As I went home, however, I thought about it some more, and I realized just how lucky those parents have been.  We call baseball the National Pastime, but I think that for many Americans, the National Pastime is parenting.  Let's face it:  freedom isn't easy, and most of us spend a lot of time doing things we don't want for the sake of our children.  How many of us get to spend years and years cheering for our kids as they get to do something that they are really good at?  Wouldn't it be fun, I wondered, if the liberal arts worked like baseball -- if the teachers would work with our kids in practice, but the tests would all take place in public?  Would the parents sit there and cheer for their kids the way the baseball parents do?

"Come on, Timmy!  Solve for x!  You've got this!"
"It's Shakespeare, Mary Beth!  You know Shakespeare!  Show 'em what you can do!"
"An EIGHTY-FOUR, Teach?  You only gave that paper an eighty-four?  Did you even read the paper?  Get your head in the game, teach!"

I realize that there are problems with this approach.  But we parents love our kids so much, and we care so deeply about how they do, and sometimes I think it's a shame we don't get to do more cheering in public.  The baseball parents do get to cheer, and I'm happy for them.


  1. I held off reading this until I had time to sit down and read a hard-copy printout.
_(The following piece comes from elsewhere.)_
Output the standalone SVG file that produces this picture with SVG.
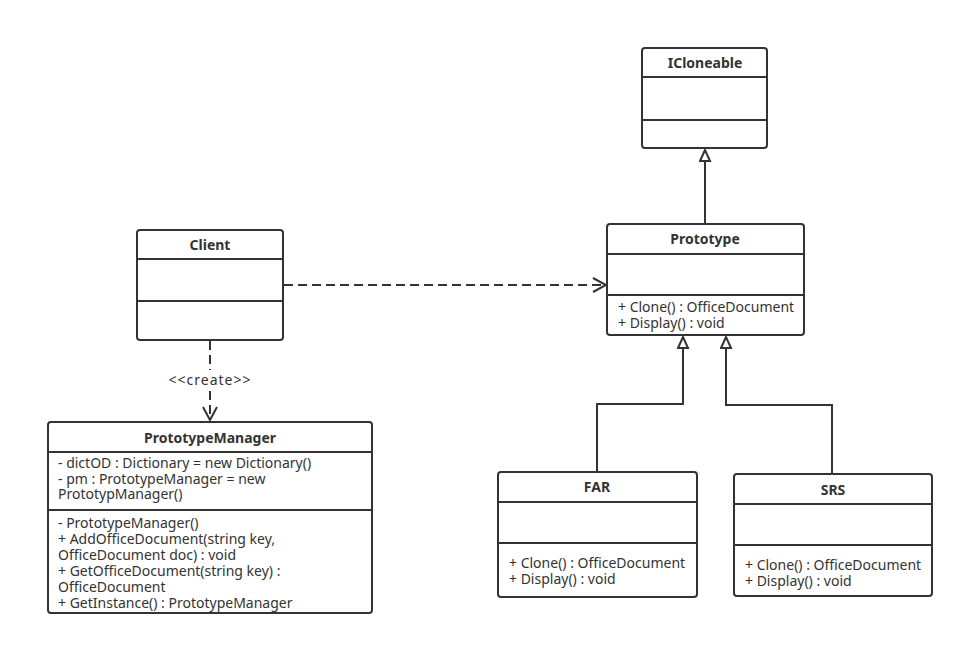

It was totally worth the wait--thanks for taking the time to write it. I tried to write this mood of college baseball about a half-dozen times when doing blowout-game stories about WKU in the early 1990s, and I never got close to pinning it down.

  2. I will add that probably seven of the 10 coldest experiences of my life were at college-baseball games. Hundreds of times, I've been in environments with lower temperatures. But there's something about the college-baseball game where you get tricked by the sunny spring afternoon, have clouds and dusk roll in, maybe some wind, the sparsely populated aluminum bleachers, iced drinks, maybe extra innings ... whew-wee, it can get you.